Initially, they examined the expression pattern of p53 mRNA in the ovaries of neonatal mice at different post-partum time points. The subcellular localization of p53 was also determined. This analysis confirmed that p53 expression decreased as primordial follicles underwent activation. The researchers observed that p53 was expressed in the granulosa cells (cells surrounding the oocyte) and the cytoplasm of the oocytes themselves. Furthermore, the expression of p53 was higher in primordial follicles compared to growing follicles.

To assess the function of p53 in primordial follicle activation, the researchers cultured 2-day-old and 3-day-old ovaries with a p53 inhibitor called Pifithrin-μ (PFT-μ) for three days. They performed hematoxylin staining and counted the number of follicles in the whole ovary to evaluate follicle activation. Immunohistochemistry was used to detect cell proliferation. The results showed that inhibiting p53 promoted follicle activation and reduced the number of primordial follicles.
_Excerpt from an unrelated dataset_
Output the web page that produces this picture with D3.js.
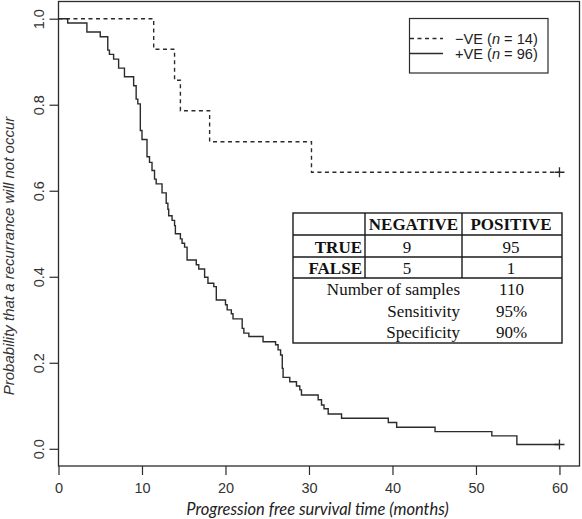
<!DOCTYPE html>
<html>
<head>
<meta charset="utf-8">
<script src="https://cdn.jsdelivr.net/npm/d3@7"></script>
<style>
  html, body { margin: 0; padding: 0; background: #fff; }
  svg { display: block; }
</style>
</head>
<body>
<svg id="chart" width="582" height="519"></svg>
<script>
// ---- data ----
const negTimes = [0, 11.4, 13.9, 14.6, 18.1, 30.3];
const negSurv  = [1.000, 0.929, 0.857, 0.786, 0.714, 0.643];

const posTimes = [0, 1.1, 3.4, 5.0, 5.9, 6.1, 6.6, 7.2, 7.9, 9.0, 9.3, 9.5, 9.8, 10.0,
  10.6, 10.9, 11.2, 11.5, 11.7, 12.4, 12.9, 13.1, 13.2, 13.6, 13.9, 14.0, 14.6, 14.8,
  15.1, 15.4, 16.5, 16.8, 17.5, 17.9, 18.6, 18.9, 20.0, 20.2, 20.7, 20.9, 22.0, 22.2,
  22.8, 24.5, 26.0, 26.3, 26.6, 26.8, 26.9, 27.7, 28.5, 28.9, 29.1, 31.1, 31.5, 31.8,
  32.3, 33.9, 39.5, 40.5, 45.1, 51.9, 54.9];
const posSurv = [1.000, 0.990, 0.969, 0.958, 0.927, 0.917, 0.906, 0.885, 0.865, 0.844, 0.813, 0.802, 0.740, 0.719,
  0.679, 0.666, 0.647, 0.627, 0.616, 0.595, 0.571, 0.557, 0.542, 0.531, 0.519, 0.500, 0.488, 0.478,
  0.469, 0.439, 0.428, 0.418, 0.399, 0.385, 0.377, 0.346, 0.335, 0.323, 0.314, 0.302, 0.280, 0.269,
  0.261, 0.249, 0.242, 0.230, 0.218, 0.187, 0.166, 0.156, 0.146, 0.137, 0.125, 0.114, 0.102, 0.093,
  0.081, 0.071, 0.061, 0.050, 0.040, 0.030, 0.010];
const endTime = 60;

const xTicks = [0, 10, 20, 30, 40, 50, 60];
const yTicks = [0, 0.2, 0.4, 0.6, 0.8, 1.0];

const legendLabels = [["−VE (", "n", " = 14)"], ["+VE (", "n", " = 96)"]];

const tableHeader = ["", "NEGATIVE", "POSITIVE"];
const tableRows = [["TRUE", "9", "95"], ["FALSE", "5", "1"]];
const summaryLabels = ["Number of samples", "Sensitivity", "Specificity"];
const summaryValues = ["110", "95%", "90%"];

const xTitle = "Progression free survival time (months)";
const yTitle = "Probability that a recurrance will not occur";

// ---- layout ----
const svg = d3.select("#chart");
const ink = "#2b2b2b";
const x = d3.scaleLinear().domain([0, 62.4]).range([58.5, 579.5]);
const y = d3.scaleLinear().domain([-0.04, 1.04]).range([466, 1.5]);

// x axis
const gx = svg.append("g").attr("transform", "translate(0,466)")
  .call(d3.axisBottom(x).tickValues(xTicks).tickSize(9).tickPadding(8).tickFormat(d3.format("d")));
gx.select(".domain").remove();
gx.selectAll("line").attr("stroke", ink).attr("stroke-width", 1.2);
gx.selectAll("text").attr("font-family", "Liberation Sans, Arial, sans-serif")
  .attr("font-size", 14.5).attr("fill", "#333");

// y axis
const gy = svg.append("g").attr("transform", "translate(58.5,0)")
  .call(d3.axisLeft(y).tickValues(yTicks).tickSize(9).tickFormat(d3.format(".1f")));
gy.select(".domain").remove();
gy.selectAll("line").attr("stroke", ink).attr("stroke-width", 1.2);
gy.selectAll("text")
  .attr("transform", "rotate(-90)")
  .attr("x", 0).attr("y", -15).attr("dy", 0)
  .attr("text-anchor", "middle")
  .attr("font-family", "Liberation Sans, Arial, sans-serif")
  .attr("font-size", 14.5).attr("fill", "#333");

// frame
svg.append("rect")
  .attr("x", x(0)).attr("y", y(1.04))
  .attr("width", x(62.4) - x(0)).attr("height", y(-0.04) - y(1.04))
  .attr("fill", "none").attr("stroke", ink).attr("stroke-width", 1.3);

// axis titles
svg.append("text")
  .attr("x", 317.5).attr("y", 514.5)
  .attr("text-anchor", "middle")
  .attr("font-family", "Lato, 'Open Sans', sans-serif")
  .attr("font-style", "italic").attr("font-size", 16.5).attr("fill", "#222")
  .text(xTitle);

svg.append("text")
  .attr("transform", "translate(13.5,256) rotate(-90)")
  .attr("text-anchor", "middle")
  .attr("font-family", "Liberation Sans, Arial, sans-serif")
  .attr("font-style", "italic").attr("font-size", 15).attr("fill", "#333")
  .text(yTitle);

// survival curves
const line = d3.line().x(d => x(d[0])).y(d => y(d[1])).curve(d3.curveStepAfter);
function series(times, surv) {
  const pts = times.map((t, i) => [t, surv[i]]);
  pts.push([endTime, surv[surv.length - 1]]);
  return pts;
}
const negPts = series(negTimes, negSurv);
const posPts = series(posTimes, posSurv);

svg.append("path").datum(negPts).attr("d", line)
  .attr("fill", "none").attr("stroke", ink).attr("stroke-width", 1.4)
  .attr("stroke-dasharray", "4,3.5");
svg.append("path").datum(posPts).attr("d", line)
  .attr("fill", "none").attr("stroke", ink).attr("stroke-width", 1.4);

// censor marks
[negPts[negPts.length - 1], posPts[posPts.length - 1]].forEach(p => {
  const cx = x(p[0]), cy = y(p[1]);
  svg.append("path")
    .attr("d", `M${cx - 5},${cy}H${cx + 5}M${cx},${cy - 5}V${cy + 5}`)
    .attr("stroke", ink).attr("stroke-width", 1.3);
});

// legend
const lg = svg.append("g");
lg.append("rect").attr("x", 409.5).attr("y", 18.5).attr("width", 138.5).attr("height", 54.5)
  .attr("fill", "#fff").attr("stroke", ink).attr("stroke-width", 1.2);
legendLabels.forEach((lab, i) => {
  const ly = 38.5 + i * 15;
  lg.append("line").attr("x1", 410).attr("x2", 443).attr("y1", ly).attr("y2", ly)
    .attr("stroke", ink).attr("stroke-width", 1.3)
    .attr("stroke-dasharray", i === 0 ? "4,3.5" : null);
  const t = lg.append("text").attr("x", 455).attr("y", ly + 5)
    .attr("font-family", "Liberation Sans, Arial, sans-serif")
    .attr("font-size", 14.6).attr("fill", "#222");
  t.append("tspan").text(lab[0]);
  t.append("tspan").attr("font-style", "italic").text(lab[1]);
  t.append("tspan").text(lab[2]);
});

// table
const tb = svg.append("g")
  .attr("font-family", "Liberation Serif, 'Times New Roman', serif")
  .attr("font-size", 17).attr("fill", "#111");
const tL = 293, tR = 562, tT = 213, tB = 343;
const c1 = 365, c2 = 462;
const rowLines = [235, 257, 278];
tb.append("rect").attr("x", tL).attr("y", tT).attr("width", tR - tL).attr("height", tB - tT)
  .attr("fill", "#fff").attr("stroke", "#1a1a1a").attr("stroke-width", 1.4);
rowLines.forEach(ry => tb.append("line").attr("x1", tL).attr("x2", tR).attr("y1", ry).attr("y2", ry)
  .attr("stroke", "#1a1a1a").attr("stroke-width", 1.4));
[c1, c2].forEach(cx => tb.append("line").attr("x1", cx).attr("x2", cx).attr("y1", tT).attr("y2", rowLines[2])
  .attr("stroke", "#1a1a1a").attr("stroke-width", 1.4));

tb.append("text").attr("x", 413.5).attr("y", 230).attr("text-anchor", "middle")
  .attr("font-weight", "bold").text(tableHeader[1]);
tb.append("text").attr("x", 511).attr("y", 230).attr("text-anchor", "middle")
  .attr("font-weight", "bold").text(tableHeader[2]);
tableRows.forEach((r, i) => {
  const by = 252.5 + i * 21.5;
  tb.append("text").attr("x", 362).attr("y", by).attr("text-anchor", "end")
    .attr("font-weight", "bold").text(r[0]);
  tb.append("text").attr("x", 407).attr("y", by).attr("text-anchor", "middle").text(r[1]);
  tb.append("text").attr("x", 511).attr("y", by).attr("text-anchor", "middle").text(r[2]);
});
summaryLabels.forEach((lab, i) => {
  const by = 295 + i * 21.5;
  tb.append("text").attr("x", 460).attr("y", by).attr("text-anchor", "end").text(lab);
  tb.append("text").attr("x", 511.5).attr("y", by).attr("text-anchor", "middle").text(summaryValues[i]);
});
</script>
</body>
</html>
Additionally, the inhibition of p53 enhanced the proliferation of granulosa cells and oocytes.

To further investigate the potential mechanism of p53 in primordial follicle activation, the researchers examined the mRNA and protein levels of key molecules involved in the classical pathways associated with growing follicles. They used immunofluorescence staining, Western blot, and real-time PCR to assess the relative expression of these molecules. Interestingly, the expression levels of AKT, PTEN, and FOXO3a, which are key components of the PI3K/AKT signaling pathway, were not significantly affected by PFT-μ treatment. However, the expression of RPS6 and p-RPS6, which are downstream effectors of the mTOR signaling pathway, were upregulated. This suggests that p53 may inhibit primordial follicle activation through the mTOR signaling pathway rather than the PI3K/AKT pathway.

To further investigate the role of the mTOR signaling pathway, the researchers used rapamycin (RAP) to intervene in this pathway. They divided the ovaries into four groups: Control, RAP (1 μmol/L), PFT-μ (5 μmol/L), and PFT-μ (5 μmol/L) + RAP (1 μmol/L). Hematoxylin staining and follicle counting were performed to determine the number of follicles in each group. The results demonstrated that inhibition of both p53 and mTOR blocked the primordial follicle activation induced by p53 inhibition.

In summary, the findings of this study suggest that p53 may inhibit primordial follicle activation by regulating the mTOR signaling pathway, thus maintaining the primordial follicle reserve. These results provide insights into the molecular mechanisms underlying follicle development and could have implications for understanding and potentially treating conditions related to follicle activation and ovarian reserve.